Nevertheless, in the following months, Zinovyev once again regained his important posts within the party. He was elected to the seven-member Central Committee Political Bureau (Politburo), which became the top leadership of the party. He also became the chief of the party’s Petrograd district and the executive secretary of the Communist International (Comintern), which was organized to unite Communist parties around the world. Zinovyev, as leader of the Comintern, was often blamed by opponents of communism, socialism, and labor unions around the world for fomenting labor and political unrest in their countries. The most notorious example was the so-called Zinovyev letter (later found to be forged), which the British Conservative Party said incited British workmen in 1924 to organize a general strike. The Conservatives ousted the British Labour government, using the letter as campaign propaganda.

During the Russian Civil War (1918-1922), Trotsky, who was the leader of the Red Army, and Zinovyev had a falling out because of Trotsky’s impatience with the way in which Zinovyev handled the defense of Petrograd. When Lenin fell ill in 1922 and it appeared that Trotsky might succeed him as leader of the party, Zinovyev and Kamenev joined with Stalin in a triumvirate and reduced Trotsky’s power considerably. Stalin, linking himself with more conservative leaders of the Politburo, then turned against Zinovyev.

In the period between 1925 and 1927, Zinovyev and Kamenev reversed their stances and joined Trotsky in an alliance called the Left Opposition. The right wing of the Politburo (aligned with Stalin) easily defeated them, however, and had them expelled from the party. Stalin expelled Trotsky from the country but allowed Zinovyev and Kamenev to return to party membership. In the meantime, Stalin turned on the members of the right wing and emerged as the dictator of the Soviet Union.

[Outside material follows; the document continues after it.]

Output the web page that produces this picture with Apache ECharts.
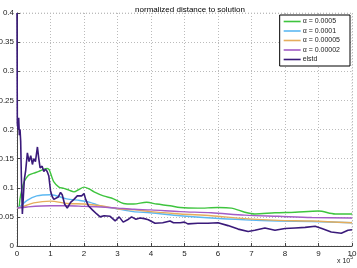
<!DOCTYPE html>
<html><head><meta charset="utf-8">
<script src="https://cdn.jsdelivr.net/npm/echarts@6/dist/echarts.min.js"></script>
<style>html,body{margin:0;padding:0;background:#fff}#c{width:357px;height:268px}</style>
</head><body><div id="c"></div>
<script>
var xTicks = [0,1,2,3,4,5,6,7,8,9,10];
var yTicks = [0,0.05,0.1,0.15,0.2,0.25,0.3,0.35,0.4];
var names = ['\u03b1 = 0.0005','\u03b1 = 0.0001','\u03b1 = 0.00005','\u03b1 = 0.00002','elstd'];

var g5X = [0,0.06,0.09,0.15,0.21,0.28,0.36,0.5,0.65,0.81,0.9,0.96,1.03,1.1,1.25,1.4,1.55,1.7,1.85,2.0,2.15,2.3,2.58,2.88,3.18,3.48,3.87,4.17,4.57,4.87,5.4,6.0,6.4,6.8,7.1,7.7,8.3,9.0,9.5,10];
var g5Y = [0.065,0.067,0.081,0.098,0.11,0.117,0.122,0.125,0.128,0.132,0.133,0.131,0.12,0.11,0.101,0.099,0.096,0.093,0.097,0.101,0.098,0.093,0.086,0.081,0.073,0.072,0.075,0.072,0.069,0.066,0.065,0.066,0.065,0.058,0.055,0.057,0.058,0.06,0.055,0.055];

var g1X = [0,0.1,0.29,0.59,1.0,1.48,1.88,2.18,2.48,2.97,3.47,3.97,4.87,5.8,6.8,7.8,8.8,10];
var g1Y = [0.065,0.068,0.078,0.086,0.088,0.081,0.078,0.075,0.069,0.064,0.059,0.057,0.052,0.048,0.045,0.043,0.042,0.040];

var g05X = [0,0.2,0.5,1.0,1.5,2.0,2.5,3.0,3.5,4.0,4.87,5.8,6.8,7.8,8.8,10];
var g05Y = [0.065,0.068,0.074,0.077,0.073,0.072,0.069,0.064,0.062,0.059,0.055,0.052,0.047,0.044,0.043,0.040];

var g02X = [0,0.3,1.0,1.5,2.0,2.5,3.0,3.5,4.0,4.87,5.8,6.8,7.8,8.8,10];
var g02Y = [0.065,0.067,0.069,0.069,0.068,0.067,0.065,0.063,0.062,0.059,0.057,0.053,0.051,0.049,0.048];

var elX = [0,0.01,0.03,0.05,0.07,0.09,0.11,0.13,0.16,0.19,0.22,0.26,0.31,0.36,0.41,0.46,0.5,0.55,0.61,0.65,0.69,0.75,0.8,0.85,0.9,0.95,1.0,1.05,1.1,1.15,1.23,1.3,1.35,1.42,1.5,1.6,1.7,1.8,1.93,2.0,2.05,2.13,2.25,2.38,2.48,2.6,2.78,2.93,3.05,3.17,3.3,3.42,3.55,3.67,3.8,3.92,4.12,4.35,4.57,4.67,4.87,5.0,5.1,5.4,5.7,6.0,6.3,6.6,6.9,7.1,7.4,7.7,8.0,8.3,8.6,8.9,9.1,9.38,9.68,9.88,10];
var elY = [0.4,0.21,0.2,0.22,0.19,0.2,0.18,0.12,0.055,0.085,0.115,0.13,0.16,0.145,0.155,0.14,0.15,0.145,0.17,0.15,0.134,0.137,0.128,0.132,0.128,0.12,0.095,0.085,0.08,0.079,0.084,0.092,0.088,0.072,0.065,0.075,0.08,0.086,0.086,0.09,0.08,0.069,0.062,0.055,0.05,0.052,0.051,0.043,0.05,0.041,0.045,0.05,0.046,0.048,0.047,0.045,0.039,0.04,0.043,0.04,0.04,0.041,0.038,0.039,0.039,0.04,0.035,0.029,0.025,0.027,0.031,0.027,0.03,0.031,0.032,0.034,0.03,0.024,0.022,0.027,0.028];

function pairs(xs, ys){ return xs.map(function(x,i){return [x, ys[i]];}); }
var colors = ['#3ec43e','#5cb8f2','#e5ad5c','#a35cc6','#3a1a7a'];
var seriesData = [pairs(g5X,g5Y), pairs(g1X,g1Y), pairs(g05X,g05Y), pairs(g02X,g02Y), pairs(elX,elY)];

var chart = echarts.init(document.getElementById('c'), null, {renderer:'canvas'});
var font = 'Liberation Sans, Arial, sans-serif';
chart.setOption({
  animation: false,
  backgroundColor: '#fff',
  title: { text: 'normalized distance to solution', left: 185, top: 1, textAlign: 'center',
    textStyle: { fontSize: 8, fontWeight: 'normal', color: '#000', fontFamily: font } },
  grid: { left: 17, right: 5, top: 13, bottom: 22, containLabel: false, outerBoundsMode: 'none', show: false },
  legend: {
    data: names, orient: 'vertical', right: 7, top: 15,
    backgroundColor: '#fff', borderColor: '#000', borderWidth: 1,
    padding: [3, 10, 3, 4], itemGap: 2.5, itemWidth: 17, itemHeight: 8,
    icon: 'path://M0,3.2L17,3.2L17,4.8L0,4.8Z',
    textStyle: { fontSize: 7, color: '#222', fontFamily: font, padding: [0,0,0,-3] }
  },
  xAxis: {
    type: 'value', min: 0, max: 10, interval: 1,
    axisLine: { show: true, onZero: false, lineStyle: { color: '#444', width: 1 } },
    axisTick: { show: true, inside: true, length: 3, lineStyle: { color: '#444' } },
    axisLabel: { fontSize: 8, color: '#222', margin: 4, fontFamily: font,
      formatter: function(v){ return xTicks.indexOf(v) >= 0 ? String(v) : ''; } },
    splitLine: { show: true, lineStyle: { type: [1,2], color: '#bbb', width: 1 } }
  },
  yAxis: {
    type: 'value', min: 0, max: 0.4, interval: 0.05,
    axisLine: { show: true, onZero: false, lineStyle: { color: '#444', width: 1 } },
    axisTick: { show: true, inside: true, length: 3, lineStyle: { color: '#444' } },
    axisLabel: { fontSize: 8, color: '#222', margin: 3, fontFamily: font,
      formatter: function(v){ var r = Math.round(v*100)/100; return yTicks.indexOf(r) >= 0 ? String(r) : ''; } },
    splitLine: { show: true, lineStyle: { type: [1,2], color: '#bbb', width: 1 } }
  },
  graphic: [{
    type: 'text', right: 4, top: 255,
    style: { text: '{a|x 10}{b|5}', rich: { a: { fontSize: 7, fill: '#222', fontFamily: font, verticalAlign: 'bottom' },
      b: { fontSize: 5, fill: '#222', fontFamily: font, verticalAlign: 'top', padding: [0,0,5,0] } } }
  }, {
    type: 'rect', shape: { x: 17, y: 13, width: 335, height: 233 }, style: { fill: 'none', stroke: '#ccc', lineDash: [1,2] }, silent: true
  }],
  series: names.map(function(n, i){
    return { name: n, type: 'line', data: seriesData[i], showSymbol: false, symbol: 'none',
      smooth: i < 4 ? 0.3 : false, color: colors[i],
      lineStyle: { width: i === 4 ? 1.6 : 1.4, color: colors[i] }, z: i === 4 ? 3 : 2 };
  })
});
</script></body></html>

In 1933, with his popularity falling because of his stringent economic policies and brutal suppression of the peasantry, Stalin turned on the original Bolsheviks as scapegoats. In the first of a bizarre series of public trials in 1935, prosecutors accused Zinovyev and Kamenev of conspiring both with Trotsky and with Adolf Hitler to overthrow the Soviet state and of plotting to assassinate Stalin and other leaders. The court sentenced Zinovyev to ten years’ imprisonment. The next year, in a more sensational case called the Trial of the Fifteen, the court sentenced Zinovyev and Kamenev to death. They were executed by pistol shot almost immediately afterward in the basement of the secret police building.

Impact

As a Bolshevik and a leader of the Soviet Communists, Grigory Yevseyevich Zinovyev was instrumental in establishing the worldwide communist movement and the Comintern. As a high-profile victim of Stalin’s purge trials, he helped shed light on Stalin as a dictator rather than a leader of a democratic political system.

Bibliography

Radzinsky, Edvard. Stalin. Translated by H. T. Willetts. London: Sceptre, 1997. An excellent biography of Stalin using Soviet archives opened after the fall of communism in the early 1990’s. Contains details of his relationship to and attitude toward Zinovyev.

Schapiro, Leonard B. The Communist Party of the Soviet Union. 2d ed. New York: Vintage, 1971. The standard academic, English-language history of the Soviet Communist Party. Gives details of Zinovyev’s career and fate.

Volkogonov, Dmitri. Trotsky: The Eternal Revolutionary. Translated and edited by Harold Shukman. New York: Free Press, 1996. A biography of Leon Trotsky that paints a rather unfavorable portrait of him and also gives details about Zinovyev’s career.